Em sua atividade diplomática, uma das épocas que mais se destaca é aquela em que foi ministro de segunda classe - o que quer dizer que era Ministro e não Embaixador, ao qual se atribui, no Itamaraty, o título de Ministro de Primeira Classe - na Organização das Nações Unidas (ONU). Lá, colaborou com o processo de negociação do armistício e da anistia de presos políticos em Ruanda e Burundi. Tornou-se referência para os líderes dos novos estados africanos, que nos anos 60 passaram a fazer parte da ONU. E foi compulsoriamente aposentado por invalidez, como o foi Vinicius de Moraes e outros, tradição que no Itamaraty representa uma honra até e sobretudo em nossos dias. Faço parte dessa lista de escritores banidos do Itamaraty!

 

No Rio de Janeiro, terra de Antonio Houaiss, o simbólico é a feijoada, e, nos sábados, apreciamos, com mais calma e mais tranquilos, o mais típico dos pratos brasileiros: uma combinação de carnes e embutidos, como a carne-seca (o chamado “charque” dos nordestinos), o toucinho de fumeiro (o “bacon” dos que assim preferem), o chispe, o lombo, a costeleta defumada, a linguiça, o chouriço, o paio em um caldeirão de feijão preto. Semelhante ao “cassoulet” francês ou à maniçoba paraense, no Rio podemos apreciá-la, dentre outros inúmeros restaurantes que a servem majestosamente, na Casa da Feijoada em Ipanema, cujo chef Giba, foi responsável pela introdução da mesma na Bélgica.

 

A couve, já acima descrita no preparo, é um dos acompanhamentos do prato que no Brasil foi executado pela primeira vez pelos escravos negros, assim como o arroz branco e a farofa, genuinamente brasileira.

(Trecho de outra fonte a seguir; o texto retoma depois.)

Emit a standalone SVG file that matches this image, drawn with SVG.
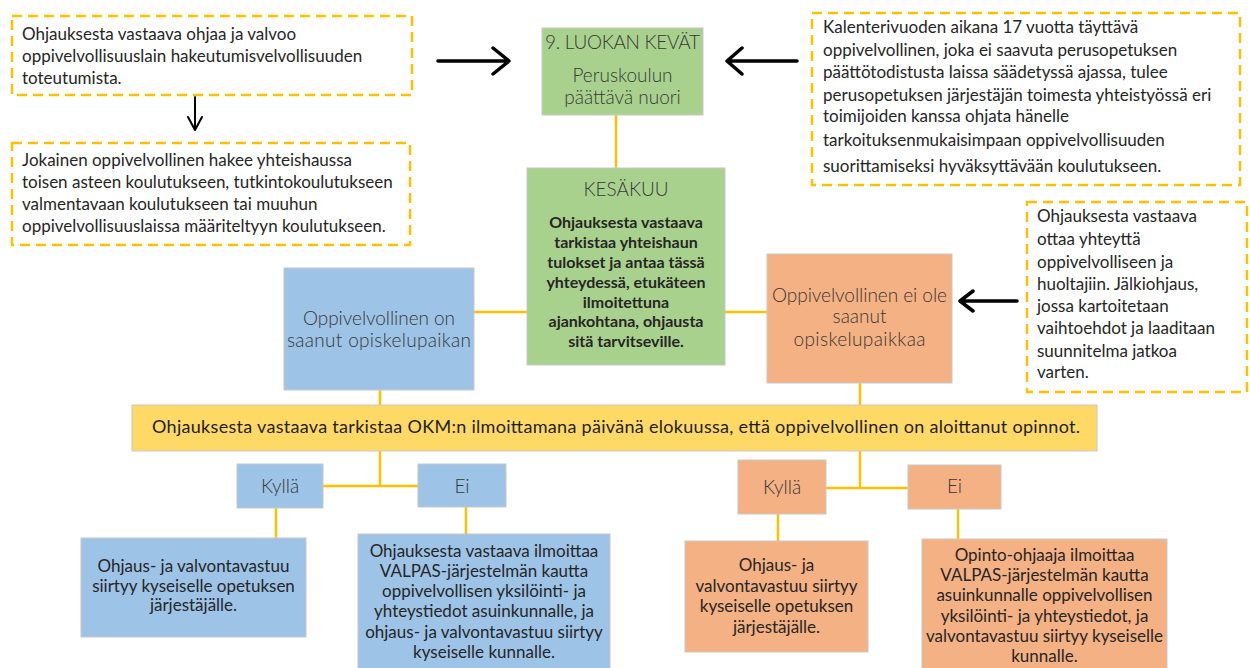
<svg xmlns="http://www.w3.org/2000/svg" width="1250" height="668" viewBox="0 0 1250 668">
<style>
.dash{fill:#fff;stroke:#FFC000;stroke-width:2.5;stroke-dasharray:10 6}
.box{stroke:#C8C8C8;stroke-width:1}
.g{fill:#A9D18E}.b{fill:#9DC3E6}.o{fill:#F4B183}.y{fill:#FFD966}
.t{font-family:Lato,"Liberation Sans",sans-serif;font-size:17px;fill:#262626}
.c{text-anchor:middle}
.tb{font-weight:700;font-size:16px}
.lt{font-family:Lato,"Liberation Sans",sans-serif;font-weight:300;font-size:19px;fill:#383838;text-anchor:middle}
.bar{font-family:Lato,"Liberation Sans",sans-serif;font-size:18px;fill:#1e1e1e;text-anchor:middle}
.con line{stroke:#FFC000;stroke-width:2.5}
.arr{stroke:#000;stroke-width:3.5;fill:none;stroke-linecap:round;stroke-linejoin:round}
</style>
<rect width="1250" height="668" fill="#fff"/>

<g id="connectors" class="con">
  <line x1="616" y1="115" x2="616" y2="168"/>
  <line x1="474" y1="312" x2="527" y2="312"/>
  <line x1="725" y1="312" x2="767" y2="312"/>
  <line x1="380" y1="390" x2="380" y2="405"/>
  <line x1="860" y1="383" x2="860" y2="405"/>
  <line x1="380" y1="451" x2="380" y2="487"/>
  <line x1="323" y1="486" x2="418" y2="486"/>
  <line x1="860" y1="451" x2="860" y2="489"/>
  <line x1="826" y1="488" x2="908" y2="488"/>
  <line x1="276" y1="508" x2="276" y2="538"/>
  <line x1="466" y1="507" x2="466" y2="534"/>
  <line x1="778" y1="514" x2="778" y2="541"/>
  <line x1="958" y1="509" x2="958" y2="539"/>
  <path class="arr" d="M438 61 H508 M493 48 L509 61 L493 74"/>
  <path class="arr" d="M797 61 H728 M742 48 L727 61 L742 74"/>
  <path class="arr" d="M1017 301 H961 M973 291 L960 301 L973 311"/>
  <path class="arr" style="stroke-width:2" d="M195 97 V129 M188 117 L195 130 L202 117"/>
</g>

<g id="note-ohjaa">
  <rect class="dash" x="12" y="16" width="400" height="79"/>
  <text class="t" x="22" y="40">Ohjauksesta vastaava ohjaa ja valvoo</text>
  <text class="t" x="22" y="62">oppivelvollisuuslain  hakeutumisvelvollisuuden</text>
  <text class="t" x="22" y="84">toteutumista.</text>
</g>

<g id="note-yhteishaku">
  <rect class="dash" x="12" y="143" width="398" height="102"/>
  <text class="t" x="22" y="166">Jokainen oppivelvollinen  hakee yhteishaussa</text>
  <text class="t" x="22" y="188">toisen asteen koulutukseen,  tutkintokoulutukseen</text>
  <text class="t" x="22" y="210">valmentavaan  koulutukseen  tai muuhun</text>
  <text class="t" x="22" y="232">oppivelvollisuuslaissa  määriteltyyn  koulutukseen.</text>
</g>

<g id="node-kevat">
  <rect class="box g" x="542" y="28" width="161" height="87"/>
  <text class="lt" x="622.5" y="49" textLength="155">9. LUOKAN KEVÄT</text>
  <text class="lt" x="622.5" y="82">Peruskoulun</text>
  <text class="lt" x="622.5" y="104">päättävä nuori</text>
</g>

<g id="note-17v">
  <rect class="dash" x="812" y="13" width="428" height="172"/>
  <text class="t" x="823" y="33">Kalenterivuoden  aikana 17 vuotta täyttävä</text>
  <text class="t" x="823" y="56">oppivelvollinen,  joka ei saavuta perusopetuksen</text>
  <text class="t" x="823" y="78">päättötodistusta laissa säädetyssä ajassa, tulee</text>
  <text class="t" x="823" y="101">perusopetuksen  järjestäjän toimesta yhteistyössä eri</text>
  <text class="t" x="823" y="122">toimijoiden  kanssa ohjata hänelle</text>
  <text class="t" x="823" y="146">tarkoituksenmukaisimpaan  oppivelvollisuuden</text>
  <text class="t" x="823" y="172">suorittamiseksi  hyväksyttävään koulutukseen.</text>
</g>

<g id="node-kesakuu">
  <rect class="box g" x="527" y="168" width="198" height="197"/>
  <text class="lt" x="626" y="196">KESÄKUU</text>
  <text class="t tb c" x="626" y="228">Ohjauksesta vastaava</text>
  <text class="t tb c" x="626" y="248">tarkistaa yhteishaun</text>
  <text class="t tb c" x="626" y="268">tulokset ja antaa tässä</text>
  <text class="t tb c" x="626" y="288">yhteydessä, etukäteen</text>
  <text class="t tb c" x="626" y="308">ilmoitettuna</text>
  <text class="t tb c" x="626" y="327">ajankohtana, ohjausta</text>
  <text class="t tb c" x="626" y="347">sitä tarvitseville.</text>
</g>

<g id="note-jalkiohjaus">
  <rect class="dash" x="1027" y="202" width="220" height="190"/>
  <text class="t" x="1037" y="222">Ohjauksesta vastaava</text>
  <text class="t" x="1037" y="245">ottaa yhteyttä</text>
  <text class="t" x="1037" y="268">oppivelvolliseen  ja</text>
  <text class="t" x="1037" y="290">huoltajiin. Jälkiohjaus,</text>
  <text class="t" x="1037" y="312">jossa kartoitetaan</text>
  <text class="t" x="1037" y="334">vaihtoehdot  ja laaditaan</text>
  <text class="t" x="1037" y="357">suunnitelma  jatkoa</text>
  <text class="t" x="1037" y="378">varten.</text>
</g>

<g id="node-saanut">
  <rect class="box b" x="284" y="268" width="190" height="122"/>
  <text class="lt" x="379" y="325" textLength="152">Oppivelvollinen on</text>
  <text class="lt" x="379" y="347" textLength="184">saanut opiskelupaikan</text>
</g>

<g id="node-ei-saanut">
  <rect class="box o" x="767" y="254" width="185" height="129"/>
  <text class="lt" x="859.5" y="302" textLength="175">Oppivelvollinen ei ole</text>
  <text class="lt" x="859.5" y="323">saanut</text>
  <text class="lt" x="859.5" y="346" textLength="132">opiskelupaikkaa</text>
</g>

<g id="node-elokuu">
  <rect class="box y" x="132" y="405" width="965" height="46"/>
  <text class="bar" x="616" y="433" textLength="928">Ohjauksesta vastaava tarkistaa OKM:n ilmoittamana päivänä elokuussa, että oppivelvollinen on aloittanut opinnot.</text>
</g>

<g id="node-kylla-b">
  <rect class="box b" x="237" y="464" width="86" height="44"/>
  <text class="lt" x="280" y="493">Kyllä</text>
</g>
<g id="node-ei-b">
  <rect class="box b" x="418" y="464" width="88" height="43"/>
  <text class="lt" x="462" y="493">Ei</text>
</g>
<g id="node-kylla-o">
  <rect class="box o" x="738" y="460" width="88" height="54"/>
  <text class="lt" x="782" y="494">Kyllä</text>
</g>
<g id="node-ei-o">
  <rect class="box o" x="908" y="465" width="93" height="44"/>
  <text class="lt" x="954.5" y="493">Ei</text>
</g>

<g id="node-kylla-b-res">
  <rect class="box b" x="81" y="538" width="225" height="99"/>
  <text class="t c" x="193.5" y="572">Ohjaus- ja valvontavastuu</text>
  <text class="t c" x="193.5" y="592">siirtyy kyseiselle  opetuksen</text>
  <text class="t c" x="193.5" y="611">järjestäjälle.</text>
</g>

<g id="node-ei-b-res">
  <rect class="box b" x="358" y="534" width="252" height="140"/>
  <text class="t c" x="484" y="557">Ohjauksesta vastaava ilmoittaa</text>
  <text class="t c" x="484" y="577">VALPAS-järjestelmän  kautta</text>
  <text class="t c" x="484" y="597">oppivelvollisen  yksilöinti-  ja</text>
  <text class="t c" x="484" y="617">yhteystiedot  asuinkunnalle,  ja</text>
  <text class="t c" x="484" y="638">ohjaus-  ja valvontavastuu  siirtyy</text>
  <text class="t c" x="484" y="658">kyseiselle  kunnalle.</text>
</g>

<g id="node-kylla-o-res">
  <rect class="box o" x="685" y="541" width="183" height="111"/>
  <text class="t c" x="776.5" y="571">Ohjaus-  ja</text>
  <text class="t c" x="776.5" y="592">valvontavastuu  siirtyy</text>
  <text class="t c" x="776.5" y="612">kyseiselle  opetuksen</text>
  <text class="t c" x="776.5" y="633">järjestäjälle.</text>
</g>

<g id="node-ei-o-res">
  <rect class="box o" x="922" y="539" width="245" height="135"/>
  <text class="t c" x="1044.5" y="561">Opinto-ohjaaja  ilmoittaa</text>
  <text class="t c" x="1044.5" y="581">VALPAS-järjestelmän  kautta</text>
  <text class="t c" x="1044.5" y="601">asuinkunnalle  oppivelvollisen</text>
  <text class="t c" x="1044.5" y="622">yksilöinti-  ja yhteystiedot,  ja</text>
  <text class="t c" x="1044.5" y="642">valvontavastuu  siirtyy kyseiselle</text>
  <text class="t c" x="1044.5" y="662">kunnalle.</text>
</g>
</svg>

Mas a autêntica feijoada deve ser acompanhada das fatias da melhor laranja pera - muito embora a lima caia à perfeição - e de uma boa e bem dosada caipirinha.

 

Ah! A Feijoada Brasileira!

Melhor apreciá-la sob um forte temporal de verão, embaixo de um ombrelone, um grande guarda-sol colorido, de preferência amarelo. Sobre uma ampla toalha branca de linho fino e esvoaçante, em frente ao mar, ou em um belo sábado de sol no inverno, sobre uma toalha colorida de fundo azul-marinho, sob um ombrelone vermelho, nas montanhas de Mauá. Epicuro está tremendo na tumba.